“I wasn’t done waiting for them, just let me wait forever knowing they will one day come”
What happens when you take two seemingly happy people and decide to place a massive amount of importance on an event soon to happen therefore making them radically change their lifestyle over the near future? You get one of the most unexplained, and at times science bending, dramas to be released in the last… ok that’s where I’ll end the hyperbole.
Sophie (Miranda July) and Jason (Hamish Linklater), a couple for a few years now, are living life like you’d imagine anyone else would. They work crappy jobs and have only their own company to remind themselves as to what is really good in the world. They decide that they’re going to adopt a soon to die kitten and they will become it’s caregivers in a month’s time. Somehow Sophie and Jason translate this event into the end of their happy time wasting life as they know it and must therefore change everything about how they live their lives for the next four weeks.
This decision eventually leads down a painful path of little realization, but at the same time a lot of odd occurrences which can only be explained as being what they are. Do I believe that these two were unhappy? No. Do I believe that if they weren’t fuelled by this oddity that made them not only change their lives dramatically but also believe that adopting a cat (that they claim is only going to be alive for six months) they would still be together enjoying their time together at the end of the film? Yes. Does this help the film’s case? Not necessarily.
What I enjoy about films of this genre is not necessarily the film’s end point but rather all those moments between its commencement and final point. We get to see Jason and Sophie playing this game where Jason believes he can stop time with his mind, which comes back later in the film in one of the year’s most effective and outstanding scenes of the year; we also get to see Sophie trying to do her own dance videos and just continually being awkward about it and never getting through the first one and many other nice dramatic moments.
What will really make this film memorable is the time and space bending scene with Jason in the middle of the night. It’s a scene that is based on the idea of a lack of wish for time to continue. In every failed relationship we all have this moment. We recognize what’s about to happen and we know that it’s just one moment away from finally going in the completely opposite direction that we had ever hoped for it to go and all we want is for that moment not to happen. So instead of dealing with that moment we freeze time to the moment just before, when things are still good. You and she are, supposedly, still happy and nothing else really matters.
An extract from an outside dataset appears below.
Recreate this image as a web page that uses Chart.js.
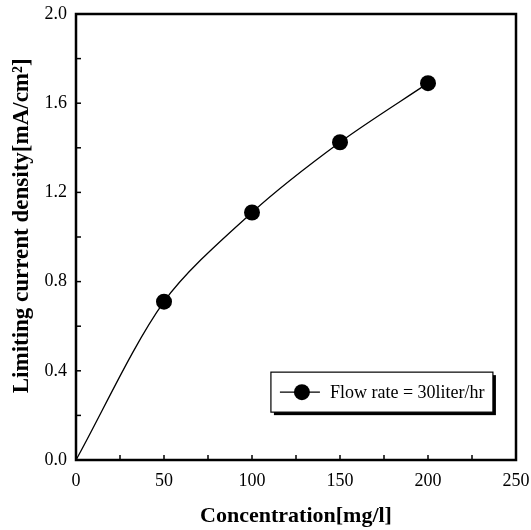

I will say however, as much as I liked this movie I did find certain elements confusing. I didn’t get the role of Paw Paw, the cat they plan to adopt that we get to hear monologues from throughout the film. In most films that do that they have the thoughts of that outside character mimic what’s happening with our protagonist(s). So was Sophie represented by Paw Paw? Was she the one who was always outside and never loved in the first place? I don’t think so, but I’m sure that the cat was supposed to mean something.